Weatherby, an English reporter who distinguished himself covering the early bloody voting-rights campaigns in the South, helps us understand the personal pain and inner conflict that lay behind Baldwin’s often self-dramatizing rhetoric. From the start, as a shoeshine boy writing on the only available paper, grocery bags, his self-belief had the same religious, almost mystical roots, as his rolling, sonorous vocabulary. He enjoyed messin’ about with the rich white folks who made him a celebrity. But in a sense he never left Harlem. Characteristically, in Paris he’d disappear from his literary cafes to live among the clochards and Algerian workers where possibly he felt less of an outsider.
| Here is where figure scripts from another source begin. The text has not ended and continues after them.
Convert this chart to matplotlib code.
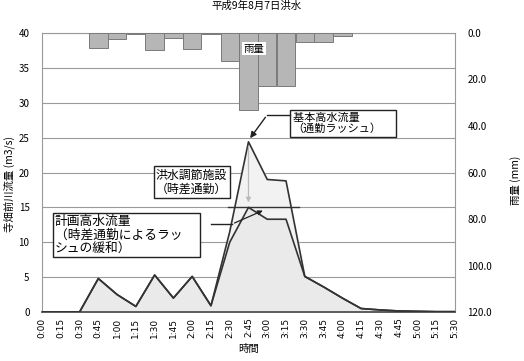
import matplotlib.pyplot as plt
import numpy as np

plt.rcParams['font.family'] = ['Noto Sans CJK JP', 'DejaVu Sans']

times = ['0:00', '0:15', '0:30', '0:45', '1:00', '1:15', '1:30', '1:45',
         '2:00', '2:15', '2:30', '2:45', '3:00', '3:15', '3:30', '3:45',
         '4:00', '4:15', '4:30', '4:45', '5:00', '5:15', '5:30']
# 基本高水流量 (通勤ラッシュ)
basic = [0, 0, 0, 4.8, 2.5, 0.8, 5.3, 2.0, 5.1, 0.9, 11.5, 24.4, 19.0, 18.8,
         5.1, 3.6, 2.0, 0.5, 0.3, 0.15, 0.1, 0.05, 0.05]
# 計画高水流量 (時差通勤)
plan = [0, 0, 0, 4.8, 2.5, 0.8, 5.3, 2.0, 5.1, 0.9, 10.0, 15.0, 13.3, 13.3,
        5.1, 3.6, 2.0, 0.5, 0.3, 0.15, 0.1, 0.05, 0.05]
# 雨量 (mm), 0:45 - 4:00
rain_times = ['0:45', '1:00', '1:15', '1:30', '1:45', '2:00', '2:15', '2:30',
              '2:45', '3:00', '3:15', '3:30', '3:45', '4:00']
rain = [6.5, 2.5, 0.6, 7.5, 2.0, 7.0, 0.6, 12.0, 33.0, 23.0, 23.0, 4.0, 4.0, 1.5]
plan_level = 15

x = np.arange(len(times))
rx = [times.index(t) for t in rain_times]

fig = plt.figure(figsize=(5.24, 3.61), dpi=100)
ax = fig.add_axes([0.0802, 0.1357, 0.788, 0.7729])
ax2 = ax.twinx()

ax.fill_between(x, 0, basic, color='#f2f2f2', zorder=1)
ax.fill_between(x, 0, plan, color='#eaeaea', zorder=1)
ax.plot(x, basic, color='#333333', lw=1.2, zorder=3)
ax.plot(x, plan, color='#333333', lw=1.2, zorder=3)

ax.set_xlim(0, 22)
ax.set_ylim(0, 40)
ax.set_yticks(range(0, 41, 5))
ax.set_xticks(x)
ax.set_xticklabels(times, rotation=90, fontsize=6.5, family='DejaVu Sans')
ax.tick_params(axis='y', labelsize=7, length=0, pad=9)
ax.tick_params(axis='x', length=0, pad=4)
ax.yaxis.grid(True, color='#9a9a9a', lw=0.8)
ax.set_axisbelow(True)
for s in ['left', 'top', 'right']:
    ax.spines[s].set_color('#999999')
    ax.spines[s].set_linewidth(0.8)
ax.spines['bottom'].set_color('#444444')
ax.spines['bottom'].set_linewidth(1.2)

# rain bars hanging from the top
ax2.bar(rx, rain, width=0.98, color='#b6b6b6', edgecolor='#7a7a7a', lw=0.7, zorder=2)
ax2.set_ylim(120, 0)
ax2.set_yticks(range(0, 121, 20))
ax2.set_yticklabels(['%.1f' % v for v in range(0, 121, 20)])
ax2.tick_params(axis='y', labelsize=7, length=0, pad=9)
for s in ax2.spines.values():
    s.set_visible(False)
ax2.text(0.513, 0.943, '雨量', transform=ax2.transAxes, ha='center', va='center',
         fontsize=7.5, bbox=dict(boxstyle='square,pad=0.15', fc='white', ec='none'))

# level line and annotations
ax.plot([9.9, 13.7], [plan_level, plan_level], color='#333333', lw=1.0, zorder=4)
pk = int(np.argmax(basic))
ax.annotate('', xy=(pk, plan[pk] + 0.3), xytext=(pk, basic[pk] - 0.3),
            arrowprops=dict(arrowstyle='-|>', color='#bbbbbb', lw=0.9,
                            mutation_scale=7), zorder=5)

ax.text(0.607, 0.677, '基本高水流量　　　\n（通勤ラッシュ）', transform=ax.transAxes,
        ha='left', va='center', fontsize=8, linespacing=1.1, zorder=6,
        bbox=dict(boxstyle='square,pad=0.25', fc='white', ec='#222222', lw=1.0))
ax.plot([0.601, 0.545], [0.706, 0.706], transform=ax.transAxes,
        color='#222222', lw=1.0, zorder=6)
ax.annotate('', xy=(pk, basic[pk] + 0.2), xytext=(0.545, 0.706),
            textcoords='axes fraction',
            arrowprops=dict(arrowstyle='-|>', color='#222222', lw=1.0,
                            mutation_scale=9), zorder=6)

ax.text(0.276, 0.466, '洪水調節施設\n（時差通勤）', transform=ax.transAxes,
        ha='left', va='center', fontsize=8.6, linespacing=1.1, zorder=6,
        bbox=dict(boxstyle='square,pad=0.2', fc='white', ec='#222222', lw=1.0))

ax.text(0.031, 0.276, '計画高水流量\n（時差通勤によるラッ　 \nシュの緩和）',
        transform=ax.transAxes, ha='left', va='center', fontsize=9.2,
        linespacing=1.05, zorder=6,
        bbox=dict(boxstyle='square,pad=0.15', fc='white', ec='#222222', lw=1.0))
ax.plot([0.41, 0.46], [0.315, 0.315], transform=ax.transAxes,
        color='#222222', lw=1.0, zorder=6)
ax.annotate('', xy=(11.9, plan_level - 0.3), xytext=(0.46, 0.315),
            textcoords='axes fraction',
            arrowprops=dict(arrowstyle='-|>', color='#222222', lw=0.9,
                            mutation_scale=7), zorder=6)

fig.text(0.489, 0.983, '平成9年8月7日洪水', ha='center', va='center', fontsize=7.5)
fig.text(0.474, 0.033, '時間', ha='center', va='center', fontsize=7.5)
fig.text(0.017, 0.49, '寺畑前川流量 (m3/s)', ha='center', va='center',
         rotation=90, fontsize=7.5)
fig.text(0.983, 0.50, '雨量 (mm)', ha='center', va='center', rotation=90,
         fontsize=7.5)

fig.savefig('out.png', dpi=100)
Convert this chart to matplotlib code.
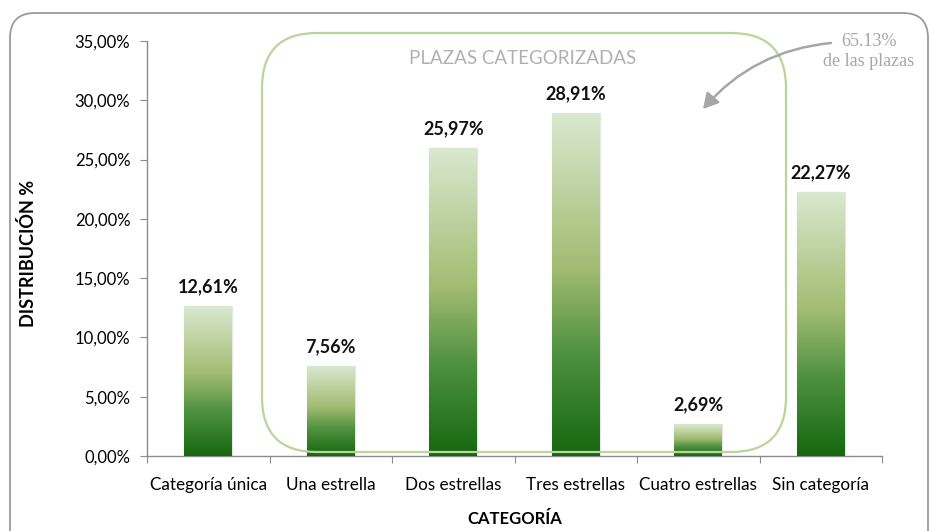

Baldwin’s spiky independence shines through Weatherby’s profile. Despite his “weak little body,” he was “a one-man civil rights movement 20 years before his time,” stubbornly “sitting in” in New York bars and restaurants that refused to serve him. When it was really risky, he refused to hide his gayness--even in the heart of the macho black community that cherished his effrontery. And, in his most intensely militant periods, when he had cause to despise whites (as after the Birmingham church Ku Klux Klan bombing that killed four black girls), he never forgot what they and he meant to each other. His most influential schoolteacher, and first literary supporters, were all white. Just as his literary “fathers” were mainly black. Weatherby describes how a young Baldwin turned viciously on his mentor and benefactor, Richard Wright, as well as on Langston Hughes, as Uncle Toms--only to be attacked as he grew older by Eldridge Cleaver for his alleged “lack of masculinity.”

Unlike Cleaver, Baldwin saw manhood as a struggle against any sort of life-denying bigotry. But he wasn’t sentimental about it. “No black man,” he wrote, “can hope ever to be entirely liberated from this internal warfare--rage, dissembling, and contempt having inevitably accompanied his first realization of the power of the white man.” It took tremendous struggle to transcend the reality of white dominance. At times he sounded a little ridiculous putting down white folks by pretending to be Black Everyman. “I’ve been inside your kitchens . . . I picked the cotton, I carried it to market, I built the railways. . . .” But he was only speaking the truth, I suspect, when over a drink he told the author: “I . . . have had to take over white history and make it my own, make it work for me, a part of me on MY terms.” This lean black cat certainly did that, all right.

A welcome complement to Weatherby’s book is Quincy Troupe’s collection of essays about Baldwin. Contributors include Maya Angelou, Mary McCarthy, William Styron and Wole Soyinka. Troupe’s final interview with the dying Baldwin is spirited and funny at times. “Do you have any feelings about yuppies?” Baldwin was asked. “I saw them coming,” he replies. “I knew them. They can’t, I’m afraid, be taught anything.”